Tindersticks, Vienna Radiokulturhaus, 2 March 2012

It was a great pleasure to make a rare visit to one of my favourite venues, the Radiokulturhaus.  And what made the evening even more memorable was that it was for a Tindersticks concert, my first since December 2008.  Not just any old Tindersticks concert, mind you, but the opening night of their 2012 tour and an exclusive radio session for FM4.  As is usual with such events, tickets were only available to competition winners.  I didn’t win one, of course, but that didn’t stop me from getting in.
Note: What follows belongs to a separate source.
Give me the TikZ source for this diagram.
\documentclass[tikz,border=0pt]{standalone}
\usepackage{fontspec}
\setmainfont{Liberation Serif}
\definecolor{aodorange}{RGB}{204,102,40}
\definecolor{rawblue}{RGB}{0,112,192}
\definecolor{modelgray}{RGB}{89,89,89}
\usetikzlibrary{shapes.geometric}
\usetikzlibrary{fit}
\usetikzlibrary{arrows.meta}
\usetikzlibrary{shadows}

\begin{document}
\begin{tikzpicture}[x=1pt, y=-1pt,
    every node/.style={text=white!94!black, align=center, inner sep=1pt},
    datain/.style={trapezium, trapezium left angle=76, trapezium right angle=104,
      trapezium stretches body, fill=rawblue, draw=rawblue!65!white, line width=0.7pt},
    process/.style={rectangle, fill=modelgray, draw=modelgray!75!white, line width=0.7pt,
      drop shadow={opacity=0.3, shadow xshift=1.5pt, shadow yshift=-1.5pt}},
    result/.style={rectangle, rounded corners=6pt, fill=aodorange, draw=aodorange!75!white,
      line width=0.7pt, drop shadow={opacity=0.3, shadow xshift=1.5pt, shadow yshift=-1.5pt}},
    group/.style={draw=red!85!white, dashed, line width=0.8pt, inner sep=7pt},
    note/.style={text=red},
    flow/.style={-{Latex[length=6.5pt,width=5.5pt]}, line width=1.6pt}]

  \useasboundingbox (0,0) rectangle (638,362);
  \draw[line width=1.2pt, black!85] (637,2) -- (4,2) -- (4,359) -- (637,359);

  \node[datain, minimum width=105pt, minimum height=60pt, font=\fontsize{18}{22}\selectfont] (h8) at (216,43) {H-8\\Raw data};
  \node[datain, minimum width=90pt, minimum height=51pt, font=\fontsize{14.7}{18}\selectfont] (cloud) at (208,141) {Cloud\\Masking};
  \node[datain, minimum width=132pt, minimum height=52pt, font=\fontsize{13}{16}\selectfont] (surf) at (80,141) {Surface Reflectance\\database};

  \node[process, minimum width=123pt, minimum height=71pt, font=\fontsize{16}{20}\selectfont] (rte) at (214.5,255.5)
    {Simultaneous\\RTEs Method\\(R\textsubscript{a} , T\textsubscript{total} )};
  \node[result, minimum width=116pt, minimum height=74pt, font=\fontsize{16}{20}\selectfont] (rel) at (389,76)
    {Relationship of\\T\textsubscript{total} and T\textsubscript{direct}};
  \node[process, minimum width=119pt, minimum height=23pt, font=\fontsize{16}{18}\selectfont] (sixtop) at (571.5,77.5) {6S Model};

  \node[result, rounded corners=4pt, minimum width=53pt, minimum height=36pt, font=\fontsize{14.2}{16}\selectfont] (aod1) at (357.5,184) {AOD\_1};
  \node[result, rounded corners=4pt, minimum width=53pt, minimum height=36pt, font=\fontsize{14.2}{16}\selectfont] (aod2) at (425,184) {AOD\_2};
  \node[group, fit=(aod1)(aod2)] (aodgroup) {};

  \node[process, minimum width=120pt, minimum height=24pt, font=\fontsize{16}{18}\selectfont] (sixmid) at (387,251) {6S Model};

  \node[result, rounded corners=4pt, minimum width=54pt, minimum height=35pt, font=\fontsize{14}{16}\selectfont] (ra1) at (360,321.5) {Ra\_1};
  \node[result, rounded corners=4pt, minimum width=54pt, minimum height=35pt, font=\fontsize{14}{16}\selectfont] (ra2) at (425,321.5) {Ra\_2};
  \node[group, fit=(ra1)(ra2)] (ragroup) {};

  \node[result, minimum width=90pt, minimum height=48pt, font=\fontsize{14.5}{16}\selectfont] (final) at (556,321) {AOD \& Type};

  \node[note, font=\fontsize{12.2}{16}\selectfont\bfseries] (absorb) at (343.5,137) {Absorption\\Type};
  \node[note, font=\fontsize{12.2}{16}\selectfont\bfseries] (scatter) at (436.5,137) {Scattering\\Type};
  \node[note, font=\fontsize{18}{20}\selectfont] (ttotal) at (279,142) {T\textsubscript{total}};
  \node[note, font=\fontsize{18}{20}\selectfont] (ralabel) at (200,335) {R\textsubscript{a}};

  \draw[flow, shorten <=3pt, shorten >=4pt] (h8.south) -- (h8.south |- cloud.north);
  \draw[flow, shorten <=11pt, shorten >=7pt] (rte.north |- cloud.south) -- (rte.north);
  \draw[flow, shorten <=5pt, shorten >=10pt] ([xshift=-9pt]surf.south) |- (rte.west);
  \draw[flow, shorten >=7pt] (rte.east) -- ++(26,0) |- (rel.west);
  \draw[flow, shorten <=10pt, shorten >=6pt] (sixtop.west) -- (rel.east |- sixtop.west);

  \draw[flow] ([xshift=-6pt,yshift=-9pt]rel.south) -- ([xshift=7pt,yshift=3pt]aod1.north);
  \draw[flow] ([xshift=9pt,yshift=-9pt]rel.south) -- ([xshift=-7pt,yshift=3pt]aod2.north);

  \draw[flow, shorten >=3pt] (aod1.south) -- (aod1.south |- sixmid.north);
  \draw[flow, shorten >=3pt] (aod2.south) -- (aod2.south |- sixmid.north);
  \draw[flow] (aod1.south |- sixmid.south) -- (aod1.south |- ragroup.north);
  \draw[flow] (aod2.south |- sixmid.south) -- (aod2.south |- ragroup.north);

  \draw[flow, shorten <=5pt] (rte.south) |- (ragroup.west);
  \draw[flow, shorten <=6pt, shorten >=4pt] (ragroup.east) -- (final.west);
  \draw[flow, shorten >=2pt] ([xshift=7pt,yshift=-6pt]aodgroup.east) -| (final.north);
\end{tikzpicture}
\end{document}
This wasn’t planned as the first night of the tour but it ended up that way, the group’s shows in London the week before having been cancelled due to Stuart Staples suffering from a throat infection.  The singer was obviously aware of the need to go easy on his voice, and the set was rather subdued as a result.  It was also only nine songs long, but that’s par for the course with these radio sessions; no doubt I’ll get my fill when they return to Vienna for two nights in May.

As for this evening’s concert, it encapsulated everything that makes Tindersticks so precious, but also gave an awkward reminder of what has been irretrievably lost.  The group’s first six pre-split records constitute a body of work that has, over the years, affected me more deeply than that of just about any other artist.  The juxtaposition of swooning romanticism, crepuscular intimacy and gloomy resignation etched a view of the world that I immediately recognized and took to heart.  Somehow, though, the split and the later reformation have irrevocably altered Tindersticks’ DNA.

Staples has always maintained a frustrating silence on the specifics of the break-up, but he did signal that he felt the group had reached a creative impasse after 2003’s harrowing Waiting For The Moon which they needed to overcome.  Unfortunately, the resulting transformation involved not only the departure of violinist Dickon Hinchcliffe (whose weeping strings had been central to the group’s sound) but also a shedding of some of the key songwriting impulses that had made those first six albums so essential.  Each of the three post-split albums – The Hungry Saw, Falling Down A Mountain and now The Something Rain – has contained one or two gems, but on the whole they’ve been mild, tentative affairs, lacking the orchestral sweep and wired emotional impact of their predecessors.

And so this abbreviated set, consisting as it did of four old songs followed by five new ones, presented a microcosm of Tindersticks’ musical journey.  Staples may have been guarding his voice but he was in fine mood throughout, persuasively conducting the five gifted musicians around him and throwing joyful moves on guitar and tambourine.  “Cherry Blossoms” was sublime in its stillness, “If You’re Looking For A Way Out” raw with soulful anger.  Of the new songs, I especially liked “Slippin’ Shoes” with its infectious chorus, and the climactic rush of “Show Me Everything”.  They may never recapture the greatness of their earlier incarnation, but Tindersticks are still the masters of sombre, intelligent songcraft.